Singapore regulators are working with traditional banks to develop uniform standards for screening potential customers from the crypto industry. This collaboration has been ongoing for the last six months. According to a Bloomberg report, “The lenders are collaborating with the central bank and police to fine-tune their vetting approach when opening accounts for service providers in all types of digital assets. The industry-driven project has been ongoing for about six months, and a report outlining best practices in areas like due diligence and risk management may be published in the next two months,” the sources said, requesting anonymity as the discussions are not public. The potential guidelines will also cover the topics of stablecoins, non-fungible tokens (NFTs), and transferable gaming or streaming credits. At the same time, the banks will reserve the right to make decisions based on guidelines and their own risk assessment.
The report also suggests, “The crypto industry has long struggled for ready access to traditional banks, many of whom remain wary of the volatility in digital assets and potential regulatory heat, particularly in the wake of high-profile failures at firms from FTX to Terraform Labs.
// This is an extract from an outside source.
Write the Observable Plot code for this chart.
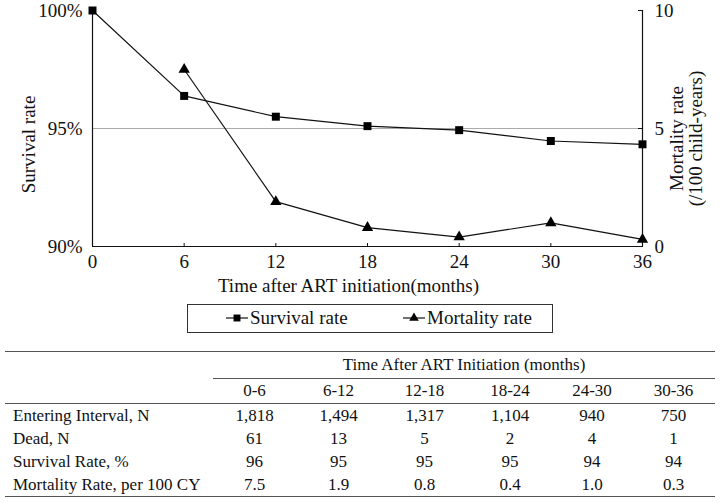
<!DOCTYPE html>
<html>
<head>
<meta charset="utf-8">
<script src="https://cdn.jsdelivr.net/npm/d3@7"></script>
<script src="https://cdn.jsdelivr.net/npm/@observablehq/plot@0.6"></script>
<style>
  html, body { margin: 0; padding: 0; background: #fff; }
  body { width: 720px; height: 502px; overflow: hidden; font-family: "Liberation Serif", "Times New Roman", serif; color: #111; }
  #legend { position: absolute; left: 187px; top: 304px; width: 364px; height: 27px; border: 1.5px solid #333; box-sizing: content-box; font-size: 19px; }
  #legend .item { position: absolute; top: 2px; white-space: nowrap; display: flex; align-items: center; }
  #legend svg { margin-right: 1px; }
  #tbl { position: absolute; left: 5px; top: 351px; width: 710px; border-collapse: collapse; font-size: 17px; }
  #tbl td { padding: 0; text-align: center; }
  #tbl td.lab { text-align: left; padding-left: 8px; }
  #tbl tr.top td { border-top: 1.5px solid #555; height: 26px; }
  #tbl tr.hdr td.span { border-bottom: 1.5px solid #555; }
  #tbl tr.cols td { border-bottom: 1.5px solid #555; height: 24px; }
  #tbl tr.row td { height: 23px; }
  #tbl tr.last td { border-bottom: 1.5px solid #555; }
</style>
</head>
<body>
<div id="chart"></div>
<div id="legend"></div>
<table id="tbl"></table>
<script>
// ---- data ----
const months = [0, 6, 12, 18, 24, 30, 36];
const survival = [100, 96.38, 95.50, 95.10, 94.93, 94.47, 94.33];
const mortMonths = [6, 12, 18, 24, 30, 36];
const mortality = [7.5, 1.9, 0.8, 0.4, 1.0, 0.3];
const xTicks = [0, 6, 12, 18, 24, 30, 36];
const leftTicks = [90, 95, 100];
const rightTicks = [0, 5, 10];
const seriesNames = ["Survival rate", "Mortality rate"];
const xTitle = "Time after ART initiation(months)";
const yLeftTitle = "Survival rate";
const yRightTitle = "Mortality rate\n(/100 child-years)";

const tableTitle = "Time After ART Initiation (months)";
const intervals = ["0-6", "6-12", "12-18", "18-24", "24-30", "30-36"];
const rowLabels = ["Entering Interval, N", "Dead, N", "Survival Rate, %", "Mortality Rate, per 100 CY"];
const entering = ["1,818", "1,494", "1,317", "1,104", "940", "750"];
const dead = ["61", "13", "5", "2", "4", "1"];
const survPct = ["96", "95", "95", "95", "94", "94"];
const mortRate = ["7.5", "1.9", "0.8", "0.4", "1.0", "0.3"];

// ---- chart ----
const survData = months.map((m, i) => ({month: m, value: survival[i]}));
const mortData = mortMonths.map((m, i) => ({month: m, value: mortality[i]}));
// mortality (0-10) shares the survival scale (90-100%) via an offset of 90
const mortOffset = 90;

const chart = Plot.plot({
  width: 720,
  height: 300,
  marginLeft: 92,
  marginRight: 78,
  marginTop: 10,
  marginBottom: 54,
  style: {fontFamily: "'Liberation Serif', 'Times New Roman', serif", fontSize: "19px", background: "white", color: "#111", overflow: "visible"},
  x: {domain: [0, 36]},
  y: {domain: [90, 100]},
  marks: [
    Plot.ruleY([95], {stroke: "#aaa", strokeWidth: 1.2}),
    Plot.ruleX([0], {stroke: "#111", strokeWidth: 1.2}),
    Plot.ruleX([36], {stroke: "#111", strokeWidth: 1.2}),
    Plot.ruleY([90], {stroke: "#111", strokeWidth: 1.2}),
    Plot.axisX({ticks: xTicks, tickSize: -3, tickPadding: 11, tickFormat: d => String(d), label: null}),
    Plot.axisY({anchor: "left", ticks: leftTicks, tickSize: 0, tickPadding: 10, tickFormat: d => d + "%", label: null}),
    Plot.axisY({anchor: "right", ticks: rightTicks.map(t => t + mortOffset), tickSize: -5, tickPadding: 17,
      tickFormat: d => String(d - mortOffset), label: null}),
    Plot.text([xTitle], {text: d => d, frameAnchor: "bottom", lineAnchor: "middle", textAnchor: "middle", dy: 39, dx: -19, fill: "#111"}),
    Plot.text([yLeftTitle], {text: d => d, frameAnchor: "left", rotate: -90, lineAnchor: "middle", textAnchor: "middle", dx: -64, dy: 16, fill: "#111"}),
    Plot.text([yRightTitle], {text: d => d, frameAnchor: "right", rotate: -90, lineAnchor: "middle", textAnchor: "middle", dx: 44, dy: 10, fill: "#111"}),
    Plot.line(survData, {x: "month", y: "value", stroke: "#111", strokeWidth: 1.2}),
    Plot.line(mortData, {x: "month", y: d => d.value + mortOffset, stroke: "#111", strokeWidth: 1.2}),
    Plot.dot(survData, {x: "month", y: "value", symbol: "square", r: 4.5, fill: "#000", stroke: "none"}),
    Plot.dot(mortData, {x: "month", y: d => d.value + mortOffset, symbol: "triangle", r: 4.2, fill: "#000", stroke: "none"})
  ]
});
document.getElementById("chart").appendChild(chart);

// ---- legend ----
const legend = document.getElementById("legend");
const legendLefts = [37, 214];
const legendSymbols = ["square", "triangle"];
seriesNames.forEach((name, i) => {
  const item = document.createElement("div");
  item.className = "item";
  item.style.left = legendLefts[i] + "px";
  const sym = d3.symbol(legendSymbols[i] === "square" ? d3.symbolSquare : d3.symbolTriangle, legendSymbols[i] === "square" ? 48 : 40)();
  item.innerHTML = `<svg width="24" height="20"><line x1="1" x2="23" y1="10" y2="10" stroke="#111" stroke-width="1.2"/><path d="${sym}" transform="translate(12,10)" fill="#000"/></svg><span>${name}</span>`;
  legend.appendChild(item);
});

// ---- table ----
const tbl = document.getElementById("tbl");
const colWidths = [208, 83, 85, 87, 84, 80, 83];
let html = "<colgroup>" + colWidths.map(w => `<col style="width:${w}px">`).join("") + "</colgroup>";
html += `<tr class="top hdr"><td></td><td class="span" colspan="${intervals.length}">${tableTitle}</td></tr>`;
html += `<tr class="cols"><td></td>${intervals.map(s => `<td>${s}</td>`).join("")}</tr>`;
const rows = [entering, dead, survPct, mortRate];
rows.forEach((vals, i) => {
  const cls = i === rows.length - 1 ? "row last" : "row";
  html += `<tr class="${cls}"><td class="lab">${rowLabels[i]}</td>${vals.map(v => `<td>${v}</td>`).join("")}</tr>`;
});
tbl.innerHTML = html;
</script>
</body>
</html>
The collapses of US lenders Silvergate Capital Corp. and Signature Bank, which provided payment services for crypto firms, have also set clients scrambling for new banks.”
The community finds this to be good news. A Twitter user writes, “Some clarity at least. Honest players will know how to qualify themselves.” This development comes as the relationship between banks and crypto drifts apart in the US. Following the collapse of the FTX exchange, the US government is believed to have launched a secret Operation Choke Point 2.0 to cut the banking access of the crypto firms.